▶ Required task:
Your task is to print exactly the lines from the line that contains "Rebuild this chart as a Python" through the line that contains "ax.scatter(clay, kh, s=42, color=blue, zorder=4, linewidths=0)", with pictures left out.

▶ Data for this exercise:

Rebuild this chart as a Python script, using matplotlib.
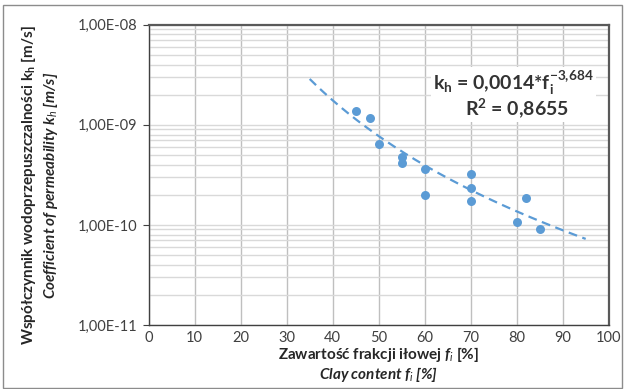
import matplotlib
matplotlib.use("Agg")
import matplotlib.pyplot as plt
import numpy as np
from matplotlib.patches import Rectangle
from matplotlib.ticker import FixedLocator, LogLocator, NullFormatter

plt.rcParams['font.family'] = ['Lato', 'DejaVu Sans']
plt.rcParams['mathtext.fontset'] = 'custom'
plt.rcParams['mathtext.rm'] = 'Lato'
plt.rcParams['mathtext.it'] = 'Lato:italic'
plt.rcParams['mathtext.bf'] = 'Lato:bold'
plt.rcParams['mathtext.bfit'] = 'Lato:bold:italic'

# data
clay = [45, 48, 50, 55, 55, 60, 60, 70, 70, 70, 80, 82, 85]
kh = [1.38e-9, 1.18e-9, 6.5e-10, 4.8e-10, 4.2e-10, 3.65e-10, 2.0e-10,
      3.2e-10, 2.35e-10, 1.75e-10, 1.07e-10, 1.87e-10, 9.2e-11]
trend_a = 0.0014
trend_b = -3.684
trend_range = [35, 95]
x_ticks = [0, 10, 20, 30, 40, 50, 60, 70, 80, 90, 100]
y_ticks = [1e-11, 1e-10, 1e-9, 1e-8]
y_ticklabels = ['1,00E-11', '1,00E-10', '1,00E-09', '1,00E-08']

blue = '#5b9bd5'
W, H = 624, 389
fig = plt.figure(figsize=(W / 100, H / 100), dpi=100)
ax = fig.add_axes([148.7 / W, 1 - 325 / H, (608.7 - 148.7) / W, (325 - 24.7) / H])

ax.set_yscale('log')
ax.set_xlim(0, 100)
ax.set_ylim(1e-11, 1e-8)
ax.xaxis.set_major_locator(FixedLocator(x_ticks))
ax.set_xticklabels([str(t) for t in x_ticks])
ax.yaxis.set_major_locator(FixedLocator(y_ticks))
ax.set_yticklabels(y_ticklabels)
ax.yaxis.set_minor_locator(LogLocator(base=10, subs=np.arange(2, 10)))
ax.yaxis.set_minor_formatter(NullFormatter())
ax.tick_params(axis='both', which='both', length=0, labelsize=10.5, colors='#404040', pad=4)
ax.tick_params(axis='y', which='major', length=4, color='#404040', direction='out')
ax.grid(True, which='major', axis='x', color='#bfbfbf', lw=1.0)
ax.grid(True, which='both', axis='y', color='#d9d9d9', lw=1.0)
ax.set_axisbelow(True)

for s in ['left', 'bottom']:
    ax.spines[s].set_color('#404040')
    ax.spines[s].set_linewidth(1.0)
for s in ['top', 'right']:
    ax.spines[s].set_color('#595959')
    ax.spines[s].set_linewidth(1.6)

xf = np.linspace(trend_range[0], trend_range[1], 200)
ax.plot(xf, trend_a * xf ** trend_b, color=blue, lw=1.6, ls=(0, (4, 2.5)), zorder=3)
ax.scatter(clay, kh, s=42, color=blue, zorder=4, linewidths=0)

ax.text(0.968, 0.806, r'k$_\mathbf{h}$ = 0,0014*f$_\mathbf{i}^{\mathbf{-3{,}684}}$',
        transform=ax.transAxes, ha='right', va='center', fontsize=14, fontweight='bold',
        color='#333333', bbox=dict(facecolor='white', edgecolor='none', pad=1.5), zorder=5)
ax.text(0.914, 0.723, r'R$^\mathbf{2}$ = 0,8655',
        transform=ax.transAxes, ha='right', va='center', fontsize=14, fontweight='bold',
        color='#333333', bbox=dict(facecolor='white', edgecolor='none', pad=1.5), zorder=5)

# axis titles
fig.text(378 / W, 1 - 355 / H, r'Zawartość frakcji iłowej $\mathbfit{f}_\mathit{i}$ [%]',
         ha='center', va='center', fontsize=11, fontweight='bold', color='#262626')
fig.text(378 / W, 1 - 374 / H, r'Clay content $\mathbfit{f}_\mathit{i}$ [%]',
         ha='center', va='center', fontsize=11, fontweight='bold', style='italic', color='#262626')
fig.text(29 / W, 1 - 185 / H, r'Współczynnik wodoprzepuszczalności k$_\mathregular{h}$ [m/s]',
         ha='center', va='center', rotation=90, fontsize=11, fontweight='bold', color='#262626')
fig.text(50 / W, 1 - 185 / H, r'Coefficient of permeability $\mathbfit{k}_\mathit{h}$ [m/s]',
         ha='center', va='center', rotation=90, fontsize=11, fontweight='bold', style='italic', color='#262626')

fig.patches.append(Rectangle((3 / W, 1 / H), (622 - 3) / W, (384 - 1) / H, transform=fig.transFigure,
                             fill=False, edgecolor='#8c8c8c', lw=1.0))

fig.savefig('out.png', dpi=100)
* * *
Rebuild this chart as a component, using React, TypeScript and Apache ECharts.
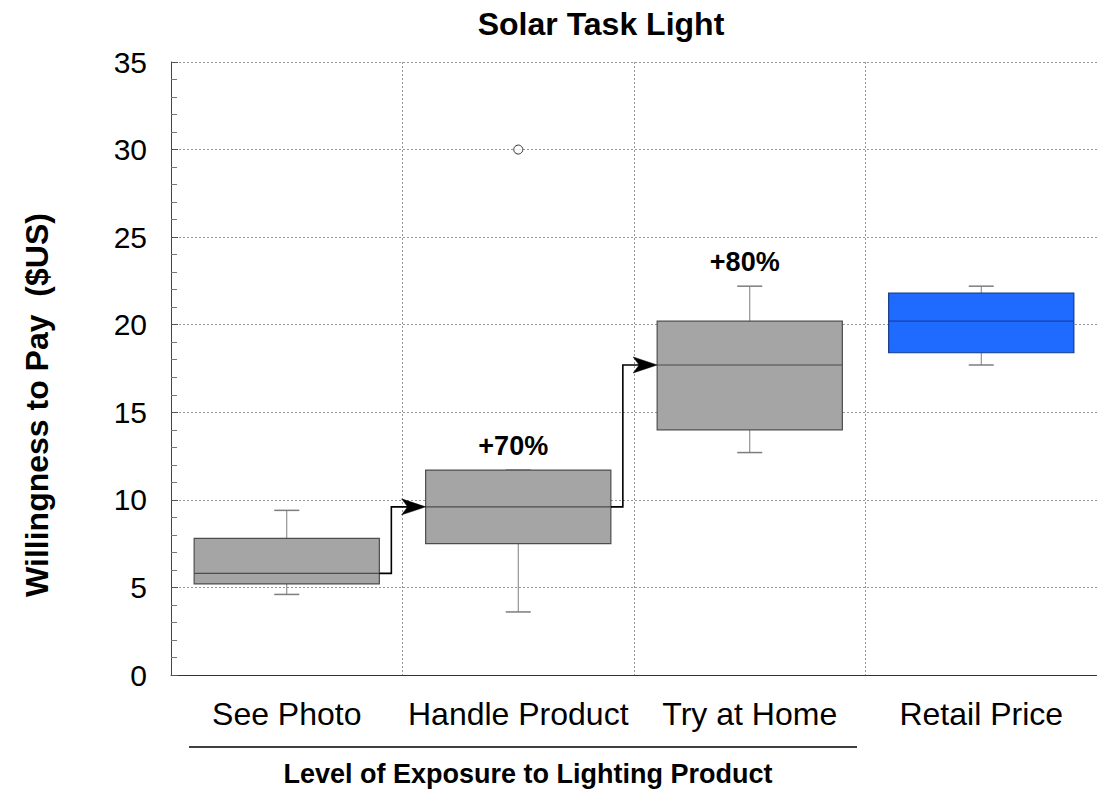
--
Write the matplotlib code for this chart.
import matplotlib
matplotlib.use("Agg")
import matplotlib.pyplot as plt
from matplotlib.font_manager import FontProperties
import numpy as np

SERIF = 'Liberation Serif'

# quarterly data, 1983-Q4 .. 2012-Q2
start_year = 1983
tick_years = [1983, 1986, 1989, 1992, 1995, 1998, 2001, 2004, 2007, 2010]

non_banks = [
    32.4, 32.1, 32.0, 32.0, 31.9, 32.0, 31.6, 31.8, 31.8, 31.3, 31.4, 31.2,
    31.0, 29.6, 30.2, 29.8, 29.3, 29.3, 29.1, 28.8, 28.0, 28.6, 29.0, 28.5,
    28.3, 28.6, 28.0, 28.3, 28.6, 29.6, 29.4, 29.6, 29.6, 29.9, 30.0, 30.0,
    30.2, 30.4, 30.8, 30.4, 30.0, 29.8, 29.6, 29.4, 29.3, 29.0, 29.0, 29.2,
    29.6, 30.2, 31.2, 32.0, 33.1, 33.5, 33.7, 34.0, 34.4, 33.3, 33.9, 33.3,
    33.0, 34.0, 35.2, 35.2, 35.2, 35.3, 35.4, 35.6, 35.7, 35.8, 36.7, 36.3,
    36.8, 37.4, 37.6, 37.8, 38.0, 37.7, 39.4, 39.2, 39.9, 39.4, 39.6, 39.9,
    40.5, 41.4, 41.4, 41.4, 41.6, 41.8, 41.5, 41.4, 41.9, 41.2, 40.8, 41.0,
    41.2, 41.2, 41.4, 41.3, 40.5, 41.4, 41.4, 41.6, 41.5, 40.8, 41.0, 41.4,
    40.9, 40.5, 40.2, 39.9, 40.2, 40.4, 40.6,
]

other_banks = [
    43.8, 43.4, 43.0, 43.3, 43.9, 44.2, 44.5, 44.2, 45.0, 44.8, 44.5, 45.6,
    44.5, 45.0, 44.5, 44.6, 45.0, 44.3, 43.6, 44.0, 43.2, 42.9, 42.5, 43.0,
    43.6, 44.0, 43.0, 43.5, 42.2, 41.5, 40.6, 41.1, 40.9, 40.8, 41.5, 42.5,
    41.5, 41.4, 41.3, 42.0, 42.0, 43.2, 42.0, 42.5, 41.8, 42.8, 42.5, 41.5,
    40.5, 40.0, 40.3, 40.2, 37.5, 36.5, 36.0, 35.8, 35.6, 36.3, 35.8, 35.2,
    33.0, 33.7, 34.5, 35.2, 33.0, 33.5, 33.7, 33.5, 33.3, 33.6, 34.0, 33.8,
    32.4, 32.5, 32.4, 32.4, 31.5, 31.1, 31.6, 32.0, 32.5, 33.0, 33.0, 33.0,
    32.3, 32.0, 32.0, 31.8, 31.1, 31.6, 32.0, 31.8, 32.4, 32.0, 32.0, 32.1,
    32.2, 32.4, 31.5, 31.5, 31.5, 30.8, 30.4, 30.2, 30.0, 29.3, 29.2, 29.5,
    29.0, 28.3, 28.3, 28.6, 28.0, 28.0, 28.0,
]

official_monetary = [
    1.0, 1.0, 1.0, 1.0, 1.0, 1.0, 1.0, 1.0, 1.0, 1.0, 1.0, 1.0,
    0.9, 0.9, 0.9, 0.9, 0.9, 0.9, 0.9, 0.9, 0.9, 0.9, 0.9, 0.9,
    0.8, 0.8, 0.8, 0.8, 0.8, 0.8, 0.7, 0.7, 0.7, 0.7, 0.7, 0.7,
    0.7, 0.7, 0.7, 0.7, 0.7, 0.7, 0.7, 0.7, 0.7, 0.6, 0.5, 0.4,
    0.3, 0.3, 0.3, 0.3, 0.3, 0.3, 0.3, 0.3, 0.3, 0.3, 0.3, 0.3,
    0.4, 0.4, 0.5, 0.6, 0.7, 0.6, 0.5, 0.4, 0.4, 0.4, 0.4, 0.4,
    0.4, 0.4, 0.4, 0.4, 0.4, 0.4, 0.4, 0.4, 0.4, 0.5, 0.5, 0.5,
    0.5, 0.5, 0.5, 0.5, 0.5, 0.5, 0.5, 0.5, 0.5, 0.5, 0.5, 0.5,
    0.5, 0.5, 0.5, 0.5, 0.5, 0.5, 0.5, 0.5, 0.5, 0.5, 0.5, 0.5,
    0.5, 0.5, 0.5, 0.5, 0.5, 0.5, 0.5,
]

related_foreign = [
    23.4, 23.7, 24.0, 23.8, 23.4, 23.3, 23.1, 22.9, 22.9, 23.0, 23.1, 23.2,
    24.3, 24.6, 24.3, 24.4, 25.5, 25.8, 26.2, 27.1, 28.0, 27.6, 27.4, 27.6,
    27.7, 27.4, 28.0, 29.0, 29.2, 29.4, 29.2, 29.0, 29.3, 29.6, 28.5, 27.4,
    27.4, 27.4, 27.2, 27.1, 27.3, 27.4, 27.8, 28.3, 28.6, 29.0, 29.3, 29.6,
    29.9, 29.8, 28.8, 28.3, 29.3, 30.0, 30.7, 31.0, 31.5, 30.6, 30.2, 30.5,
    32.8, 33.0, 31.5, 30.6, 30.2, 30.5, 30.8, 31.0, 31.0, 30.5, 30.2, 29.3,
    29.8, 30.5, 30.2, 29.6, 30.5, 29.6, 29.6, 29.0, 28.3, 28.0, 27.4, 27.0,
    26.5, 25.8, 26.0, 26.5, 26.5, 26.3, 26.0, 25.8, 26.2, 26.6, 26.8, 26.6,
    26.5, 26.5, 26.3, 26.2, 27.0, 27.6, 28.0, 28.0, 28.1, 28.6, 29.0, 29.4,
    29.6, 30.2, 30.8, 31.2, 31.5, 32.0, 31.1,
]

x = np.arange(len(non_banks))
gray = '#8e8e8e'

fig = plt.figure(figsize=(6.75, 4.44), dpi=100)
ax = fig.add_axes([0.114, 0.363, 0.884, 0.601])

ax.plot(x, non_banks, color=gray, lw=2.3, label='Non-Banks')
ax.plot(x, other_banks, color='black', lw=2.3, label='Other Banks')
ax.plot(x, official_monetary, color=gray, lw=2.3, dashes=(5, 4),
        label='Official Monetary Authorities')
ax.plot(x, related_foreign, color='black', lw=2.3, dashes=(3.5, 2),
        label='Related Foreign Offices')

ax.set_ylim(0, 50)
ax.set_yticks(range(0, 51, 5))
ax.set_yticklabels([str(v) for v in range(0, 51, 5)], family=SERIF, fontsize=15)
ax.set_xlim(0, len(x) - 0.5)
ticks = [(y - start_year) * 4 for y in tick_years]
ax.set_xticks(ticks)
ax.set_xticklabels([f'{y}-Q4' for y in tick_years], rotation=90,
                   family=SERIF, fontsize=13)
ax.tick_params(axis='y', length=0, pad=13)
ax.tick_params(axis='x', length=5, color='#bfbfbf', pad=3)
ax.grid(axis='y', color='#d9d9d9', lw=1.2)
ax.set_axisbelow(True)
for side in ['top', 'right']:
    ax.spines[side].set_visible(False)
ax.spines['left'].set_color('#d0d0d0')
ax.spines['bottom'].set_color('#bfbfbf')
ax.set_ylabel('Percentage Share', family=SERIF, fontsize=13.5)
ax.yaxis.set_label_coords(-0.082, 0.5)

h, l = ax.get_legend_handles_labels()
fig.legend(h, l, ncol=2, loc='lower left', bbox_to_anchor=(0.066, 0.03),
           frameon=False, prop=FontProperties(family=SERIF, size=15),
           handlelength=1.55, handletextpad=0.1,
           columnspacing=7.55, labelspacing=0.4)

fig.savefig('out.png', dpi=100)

▶ The answer:
Rebuild this chart as a Python script, using matplotlib.
import matplotlib
matplotlib.use("Agg")
import matplotlib.pyplot as plt
import numpy as np
from matplotlib.patches import Rectangle
from matplotlib.ticker import FixedLocator, LogLocator, NullFormatter

plt.rcParams['font.family'] = ['Lato', 'DejaVu Sans']
plt.rcParams['mathtext.fontset'] = 'custom'
plt.rcParams['mathtext.rm'] = 'Lato'
plt.rcParams['mathtext.it'] = 'Lato:italic'
plt.rcParams['mathtext.bf'] = 'Lato:bold'
plt.rcParams['mathtext.bfit'] = 'Lato:bold:italic'

# data
clay = [45, 48, 50, 55, 55, 60, 60, 70, 70, 70, 80, 82, 85]
kh = [1.38e-9, 1.18e-9, 6.5e-10, 4.8e-10, 4.2e-10, 3.65e-10, 2.0e-10,
      3.2e-10, 2.35e-10, 1.75e-10, 1.07e-10, 1.87e-10, 9.2e-11]
trend_a = 0.0014
trend_b = -3.684
trend_range = [35, 95]
x_ticks = [0, 10, 20, 30, 40, 50, 60, 70, 80, 90, 100]
y_ticks = [1e-11, 1e-10, 1e-9, 1e-8]
y_ticklabels = ['1,00E-11', '1,00E-10', '1,00E-09', '1,00E-08']

blue = '#5b9bd5'
W, H = 624, 389
fig = plt.figure(figsize=(W / 100, H / 100), dpi=100)
ax = fig.add_axes([148.7 / W, 1 - 325 / H, (608.7 - 148.7) / W, (325 - 24.7) / H])

ax.set_yscale('log')
ax.set_xlim(0, 100)
ax.set_ylim(1e-11, 1e-8)
ax.xaxis.set_major_locator(FixedLocator(x_ticks))
ax.set_xticklabels([str(t) for t in x_ticks])
ax.yaxis.set_major_locator(FixedLocator(y_ticks))
ax.set_yticklabels(y_ticklabels)
ax.yaxis.set_minor_locator(LogLocator(base=10, subs=np.arange(2, 10)))
ax.yaxis.set_minor_formatter(NullFormatter())
ax.tick_params(axis='both', which='both', length=0, labelsize=10.5, colors='#404040', pad=4)
ax.tick_params(axis='y', which='major', length=4, color='#404040', direction='out')
ax.grid(True, which='major', axis='x', color='#bfbfbf', lw=1.0)
ax.grid(True, which='both', axis='y', color='#d9d9d9', lw=1.0)
ax.set_axisbelow(True)

for s in ['left', 'bottom']:
    ax.spines[s].set_color('#404040')
    ax.spines[s].set_linewidth(1.0)
for s in ['top', 'right']:
    ax.spines[s].set_color('#595959')
    ax.spines[s].set_linewidth(1.6)

xf = np.linspace(trend_range[0], trend_range[1], 200)
ax.plot(xf, trend_a * xf ** trend_b, color=blue, lw=1.6, ls=(0, (4, 2.5)), zorder=3)
ax.scatter(clay, kh, s=42, color=blue, zorder=4, linewidths=0)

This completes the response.